Por Sara Vital* — A teoria mista da pena, adotada no direito penal brasileiro, fundamenta-se em princípios e normas que buscam tanto retribuir o mal causado pelo indivíduo quanto promover sua ressocialização, com o objetivo de reintegrá-lo à sociedade e evitar a reincidência. Assim, a análise da pena no direito brasileiro não se limita a um simples castigo, mas se articula com a função de reabilitar o infrator e contribuir para a ordem social. Nesse contexto, a progressão de regime prisional desempenha um papel fundamental ao permitir que o indivíduo se reintegre gradualmente à vida em sociedade.

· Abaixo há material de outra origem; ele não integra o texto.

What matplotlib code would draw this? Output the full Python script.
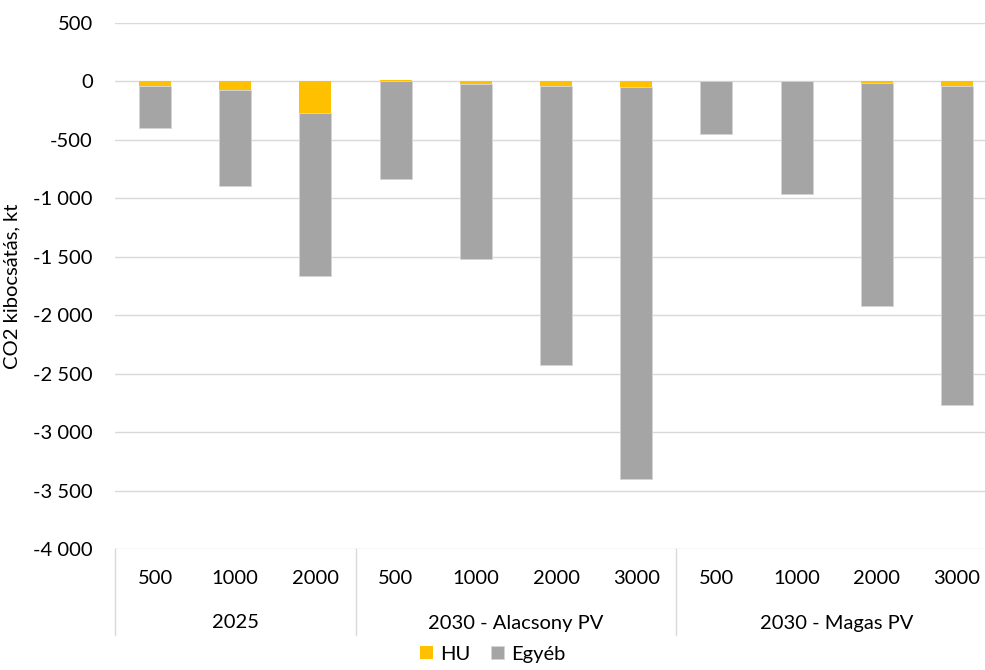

De forma sucinta, ao ser condenado a uma pena privativa de liberdade, o período da condenação em anos define o tipo de regime inicial de cumprimento, sendo esses o fechado, o semiaberto e o aberto, conforme estipulado no artigo 33 do Código Penal. Já durante a execução da pena, o artigo 112 da Lei de Execução Penal (LEP) estabelece que fatores como a primariedade do agente e a natureza do crime influenciam a possibilidade de progressão para um regime menos gravoso, mediante o cumprimento de uma porcentagem determinada da pena.
O desconhecimento sobre essa possibilidade é compreensível, na medida em que a mídia frequentemente se limita a noticiar o início de determinado caso, seu desfecho no tribunal e, eventualmente, a mudança para um regime menos gravoso. O que falta, porém, é uma cobertura mais abrangente e educativa, que explique os trâmites legais e os critérios que norteiam a progressão de regime.
Nos últimos dias, o caso envolvendo Cristian Cravinhos, condenado a mais de 35 anos pela morte de Manfred e Marísia Von Richthofen, em 2002, voltou a ganhar destaque na mídia. A juíza Sueli Zeraik de Oliveira Armani concedeu a ele a progressão do regime semiaberto para o aberto. No entanto, a notícia gerou indignação e perplexidade em muitas pessoas, que se sentem confusas e revoltadas com o que consideram impunidade.
A verdade, porém, é que essa reação, na maioria dos casos, reflete uma profunda desinformação sobre o funcionamento do sistema penal brasileiro. A progressão de regime não é um privilégio concedido aleatoriamente a Cristian, mas sim, um direito previsto em lei, condicionado ao cumprimento de requisitos específicos e, ao tempo, de execução da pena. Embora, no campo moral, a decisão possa ser contestada, no âmbito legal, ele faz jus à progressão.
Portanto, é crucial reconhecer a complexidade entre o que é legalmente estabelecido e o que é moralmente aceitável. Nem tudo o que é garantido por direito, como a progressão da pena, é necessariamente visto como justo, especialmente em casos de crimes de grande impacto social. Da mesma forma, nem tudo o que parece justo, como a indignação popular diante de determinadas decisões judiciais, encontra respaldo na lei. Nesse contexto, é fundamental buscar um equilíbrio entre a aplicação da lei e os princípios éticos e morais que regem uma sociedade justa e democrática.
É necessário que as leis reflitam de maneira mais precisa os valores e princípios éticos da sociedade em casos de crimes hediondos e de grande comoção pública. Isso poderia envolver a reavaliação dos critérios para a progressão de pena, considerando não apenas o cumprimento de requisitos formais, mas também a gravidade do delito e seu impacto projetado na sociedade. Somente por meio de uma legislação mais sensível e alinhada aos valores sociais será possível alcançar um sistema penal mais justo na ótica da população.